What to work on.
Each line from the one containing "Recreate this image" through the one containing "y_ticks = list(range(0, 8))" must be echoed exactly, endpoints included, and every other line omitted.

Extracted information.
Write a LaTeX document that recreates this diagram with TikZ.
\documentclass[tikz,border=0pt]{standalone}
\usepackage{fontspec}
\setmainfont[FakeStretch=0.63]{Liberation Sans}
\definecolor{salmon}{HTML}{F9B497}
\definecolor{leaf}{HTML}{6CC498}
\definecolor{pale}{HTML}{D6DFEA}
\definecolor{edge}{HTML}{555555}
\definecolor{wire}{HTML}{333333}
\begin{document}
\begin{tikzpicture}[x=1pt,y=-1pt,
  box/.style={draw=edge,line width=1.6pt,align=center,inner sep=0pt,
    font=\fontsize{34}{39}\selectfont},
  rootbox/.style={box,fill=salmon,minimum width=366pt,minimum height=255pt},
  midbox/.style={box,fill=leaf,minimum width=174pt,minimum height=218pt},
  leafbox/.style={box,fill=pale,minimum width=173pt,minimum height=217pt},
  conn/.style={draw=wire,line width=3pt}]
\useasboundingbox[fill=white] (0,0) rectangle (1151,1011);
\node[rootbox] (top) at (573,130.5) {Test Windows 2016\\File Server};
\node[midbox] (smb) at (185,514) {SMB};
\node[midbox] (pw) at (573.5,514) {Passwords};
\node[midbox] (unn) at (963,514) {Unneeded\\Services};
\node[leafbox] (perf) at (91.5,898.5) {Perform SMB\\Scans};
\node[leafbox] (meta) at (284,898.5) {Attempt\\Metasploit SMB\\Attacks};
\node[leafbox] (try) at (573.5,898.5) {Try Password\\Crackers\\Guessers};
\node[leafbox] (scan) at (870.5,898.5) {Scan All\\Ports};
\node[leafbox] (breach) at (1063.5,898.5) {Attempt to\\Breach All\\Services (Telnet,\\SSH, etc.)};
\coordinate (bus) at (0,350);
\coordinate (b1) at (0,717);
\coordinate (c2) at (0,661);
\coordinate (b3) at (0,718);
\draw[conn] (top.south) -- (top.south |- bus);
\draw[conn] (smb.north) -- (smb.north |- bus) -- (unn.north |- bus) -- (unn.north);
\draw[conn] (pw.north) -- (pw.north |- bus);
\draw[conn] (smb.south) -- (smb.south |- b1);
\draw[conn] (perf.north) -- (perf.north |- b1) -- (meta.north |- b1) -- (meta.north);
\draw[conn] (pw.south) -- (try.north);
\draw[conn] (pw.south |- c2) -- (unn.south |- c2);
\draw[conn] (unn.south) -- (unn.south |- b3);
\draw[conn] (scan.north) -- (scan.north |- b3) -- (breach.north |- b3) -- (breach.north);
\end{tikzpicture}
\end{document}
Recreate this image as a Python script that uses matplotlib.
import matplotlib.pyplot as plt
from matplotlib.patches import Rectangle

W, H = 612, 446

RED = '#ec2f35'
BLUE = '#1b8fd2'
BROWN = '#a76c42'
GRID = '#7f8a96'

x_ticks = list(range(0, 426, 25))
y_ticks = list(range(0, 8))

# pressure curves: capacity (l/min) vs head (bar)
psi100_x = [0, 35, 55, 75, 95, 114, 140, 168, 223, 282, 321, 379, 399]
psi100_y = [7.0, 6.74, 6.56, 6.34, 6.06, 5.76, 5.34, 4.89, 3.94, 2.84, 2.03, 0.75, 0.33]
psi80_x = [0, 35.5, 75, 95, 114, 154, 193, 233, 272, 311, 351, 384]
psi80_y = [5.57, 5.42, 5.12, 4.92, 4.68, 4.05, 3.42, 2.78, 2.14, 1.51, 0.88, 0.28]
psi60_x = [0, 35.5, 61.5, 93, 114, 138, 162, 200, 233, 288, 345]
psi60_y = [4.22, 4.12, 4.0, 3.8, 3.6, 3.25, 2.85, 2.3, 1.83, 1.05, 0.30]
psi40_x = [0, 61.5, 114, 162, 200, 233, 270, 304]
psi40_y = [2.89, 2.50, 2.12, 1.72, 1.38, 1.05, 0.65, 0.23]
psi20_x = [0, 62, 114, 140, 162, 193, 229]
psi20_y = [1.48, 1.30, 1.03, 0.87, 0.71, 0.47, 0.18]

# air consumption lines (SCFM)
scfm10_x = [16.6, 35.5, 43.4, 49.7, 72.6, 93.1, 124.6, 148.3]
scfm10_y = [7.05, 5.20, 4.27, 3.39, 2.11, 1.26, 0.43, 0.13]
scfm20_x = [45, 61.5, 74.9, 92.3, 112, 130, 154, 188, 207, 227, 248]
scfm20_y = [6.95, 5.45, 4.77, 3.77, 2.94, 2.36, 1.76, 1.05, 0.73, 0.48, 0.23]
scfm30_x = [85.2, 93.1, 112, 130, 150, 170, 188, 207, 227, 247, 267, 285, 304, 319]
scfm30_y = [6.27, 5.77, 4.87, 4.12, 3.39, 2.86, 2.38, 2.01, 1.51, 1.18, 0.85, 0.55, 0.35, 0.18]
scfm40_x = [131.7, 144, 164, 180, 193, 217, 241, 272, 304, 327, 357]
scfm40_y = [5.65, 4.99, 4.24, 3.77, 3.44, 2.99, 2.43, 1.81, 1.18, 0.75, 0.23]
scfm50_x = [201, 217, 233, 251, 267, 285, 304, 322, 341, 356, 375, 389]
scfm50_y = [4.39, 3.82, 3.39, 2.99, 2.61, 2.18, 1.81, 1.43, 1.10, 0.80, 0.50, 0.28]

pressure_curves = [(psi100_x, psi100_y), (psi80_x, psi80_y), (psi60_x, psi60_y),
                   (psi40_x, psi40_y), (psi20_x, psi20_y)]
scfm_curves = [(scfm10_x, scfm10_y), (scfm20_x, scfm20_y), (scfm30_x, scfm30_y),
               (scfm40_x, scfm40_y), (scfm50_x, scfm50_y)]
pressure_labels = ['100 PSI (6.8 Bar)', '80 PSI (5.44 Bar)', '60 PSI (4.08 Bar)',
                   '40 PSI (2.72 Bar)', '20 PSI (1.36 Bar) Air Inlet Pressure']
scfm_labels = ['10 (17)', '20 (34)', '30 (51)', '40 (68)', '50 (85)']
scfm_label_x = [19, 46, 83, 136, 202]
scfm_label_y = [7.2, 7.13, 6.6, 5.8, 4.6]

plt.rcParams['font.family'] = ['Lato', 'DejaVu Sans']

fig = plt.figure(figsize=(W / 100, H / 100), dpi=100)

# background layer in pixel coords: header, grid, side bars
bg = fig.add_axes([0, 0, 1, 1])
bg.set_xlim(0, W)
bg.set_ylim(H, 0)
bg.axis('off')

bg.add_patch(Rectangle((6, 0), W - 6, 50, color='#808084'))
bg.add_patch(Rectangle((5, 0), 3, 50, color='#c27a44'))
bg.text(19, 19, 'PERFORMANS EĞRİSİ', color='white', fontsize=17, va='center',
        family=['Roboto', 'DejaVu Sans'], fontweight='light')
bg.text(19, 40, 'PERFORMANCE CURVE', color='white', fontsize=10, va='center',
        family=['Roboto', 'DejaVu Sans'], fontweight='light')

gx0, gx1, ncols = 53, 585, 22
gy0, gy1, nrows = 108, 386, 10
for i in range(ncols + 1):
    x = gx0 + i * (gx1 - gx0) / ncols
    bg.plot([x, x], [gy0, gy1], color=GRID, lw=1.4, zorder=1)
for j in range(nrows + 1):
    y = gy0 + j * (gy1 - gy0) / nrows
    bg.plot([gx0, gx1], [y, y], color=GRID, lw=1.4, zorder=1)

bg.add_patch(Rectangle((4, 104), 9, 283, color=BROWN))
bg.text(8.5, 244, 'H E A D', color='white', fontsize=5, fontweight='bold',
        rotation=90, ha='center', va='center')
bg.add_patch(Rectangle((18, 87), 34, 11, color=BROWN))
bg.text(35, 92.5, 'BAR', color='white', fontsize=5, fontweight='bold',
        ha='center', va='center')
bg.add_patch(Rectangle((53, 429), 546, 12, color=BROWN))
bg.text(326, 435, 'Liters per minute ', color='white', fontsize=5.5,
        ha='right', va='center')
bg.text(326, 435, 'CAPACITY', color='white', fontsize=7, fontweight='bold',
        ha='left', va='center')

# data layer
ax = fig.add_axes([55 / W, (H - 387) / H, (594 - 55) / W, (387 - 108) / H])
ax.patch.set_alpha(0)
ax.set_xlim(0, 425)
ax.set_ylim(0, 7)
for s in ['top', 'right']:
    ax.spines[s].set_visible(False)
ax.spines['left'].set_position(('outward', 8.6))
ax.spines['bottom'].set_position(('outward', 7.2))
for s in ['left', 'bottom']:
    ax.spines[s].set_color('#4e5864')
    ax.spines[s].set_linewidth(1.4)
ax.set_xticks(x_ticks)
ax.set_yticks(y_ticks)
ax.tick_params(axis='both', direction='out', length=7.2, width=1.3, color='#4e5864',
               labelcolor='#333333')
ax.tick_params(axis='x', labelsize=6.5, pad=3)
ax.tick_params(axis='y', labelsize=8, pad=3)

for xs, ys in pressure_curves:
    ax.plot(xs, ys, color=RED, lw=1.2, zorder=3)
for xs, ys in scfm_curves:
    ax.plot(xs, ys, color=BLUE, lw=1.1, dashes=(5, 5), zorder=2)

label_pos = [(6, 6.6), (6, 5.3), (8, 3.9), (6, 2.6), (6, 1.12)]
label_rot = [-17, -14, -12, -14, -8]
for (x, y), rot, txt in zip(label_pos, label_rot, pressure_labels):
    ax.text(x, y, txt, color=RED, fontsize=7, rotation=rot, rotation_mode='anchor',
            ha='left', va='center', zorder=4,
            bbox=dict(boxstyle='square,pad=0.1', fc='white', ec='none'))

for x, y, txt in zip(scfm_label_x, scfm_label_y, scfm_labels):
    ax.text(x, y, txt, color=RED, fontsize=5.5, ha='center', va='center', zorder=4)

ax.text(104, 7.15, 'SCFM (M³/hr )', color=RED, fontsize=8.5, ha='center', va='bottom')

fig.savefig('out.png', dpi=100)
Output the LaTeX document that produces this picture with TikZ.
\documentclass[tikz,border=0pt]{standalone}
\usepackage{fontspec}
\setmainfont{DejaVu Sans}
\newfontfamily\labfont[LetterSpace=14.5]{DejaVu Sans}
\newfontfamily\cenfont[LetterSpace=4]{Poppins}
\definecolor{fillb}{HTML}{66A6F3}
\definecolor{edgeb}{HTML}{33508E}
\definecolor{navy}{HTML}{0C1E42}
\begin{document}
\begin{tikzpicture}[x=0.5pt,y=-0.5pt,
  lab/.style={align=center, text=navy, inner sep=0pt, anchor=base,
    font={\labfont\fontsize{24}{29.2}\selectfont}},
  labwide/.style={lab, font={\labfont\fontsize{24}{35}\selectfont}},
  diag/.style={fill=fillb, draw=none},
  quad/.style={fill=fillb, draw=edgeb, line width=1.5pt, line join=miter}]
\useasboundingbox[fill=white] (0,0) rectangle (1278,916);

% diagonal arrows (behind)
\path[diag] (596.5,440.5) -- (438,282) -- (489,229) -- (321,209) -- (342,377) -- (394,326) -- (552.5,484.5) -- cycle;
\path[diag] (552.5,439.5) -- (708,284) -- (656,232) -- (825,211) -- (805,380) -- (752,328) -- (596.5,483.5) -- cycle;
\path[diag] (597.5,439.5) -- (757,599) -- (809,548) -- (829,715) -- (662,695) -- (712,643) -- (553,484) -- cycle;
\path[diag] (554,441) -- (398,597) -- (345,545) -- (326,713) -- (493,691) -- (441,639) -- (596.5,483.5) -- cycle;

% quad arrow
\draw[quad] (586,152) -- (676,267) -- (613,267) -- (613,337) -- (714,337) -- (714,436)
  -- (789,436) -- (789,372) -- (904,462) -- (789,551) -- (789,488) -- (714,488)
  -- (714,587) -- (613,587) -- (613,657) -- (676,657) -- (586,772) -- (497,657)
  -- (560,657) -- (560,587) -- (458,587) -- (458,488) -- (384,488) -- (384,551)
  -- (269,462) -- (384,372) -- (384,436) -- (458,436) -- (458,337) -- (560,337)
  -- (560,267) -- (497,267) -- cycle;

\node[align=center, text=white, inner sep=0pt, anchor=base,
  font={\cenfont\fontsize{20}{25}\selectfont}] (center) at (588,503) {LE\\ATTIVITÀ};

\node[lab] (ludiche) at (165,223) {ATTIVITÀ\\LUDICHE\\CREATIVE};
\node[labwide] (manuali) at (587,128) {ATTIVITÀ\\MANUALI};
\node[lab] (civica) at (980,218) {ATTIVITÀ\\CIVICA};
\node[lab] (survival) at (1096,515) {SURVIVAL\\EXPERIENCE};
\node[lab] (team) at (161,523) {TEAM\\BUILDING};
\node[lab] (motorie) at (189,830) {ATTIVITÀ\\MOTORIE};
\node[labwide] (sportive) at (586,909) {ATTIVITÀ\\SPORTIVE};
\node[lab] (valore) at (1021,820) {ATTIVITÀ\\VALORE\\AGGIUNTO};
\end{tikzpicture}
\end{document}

Exercise response.
Recreate this image as a Python script that uses matplotlib.
import matplotlib.pyplot as plt
from matplotlib.patches import Rectangle

W, H = 612, 446

RED = '#ec2f35'
BLUE = '#1b8fd2'
BROWN = '#a76c42'
GRID = '#7f8a96'

x_ticks = list(range(0, 426, 25))
y_ticks = list(range(0, 8))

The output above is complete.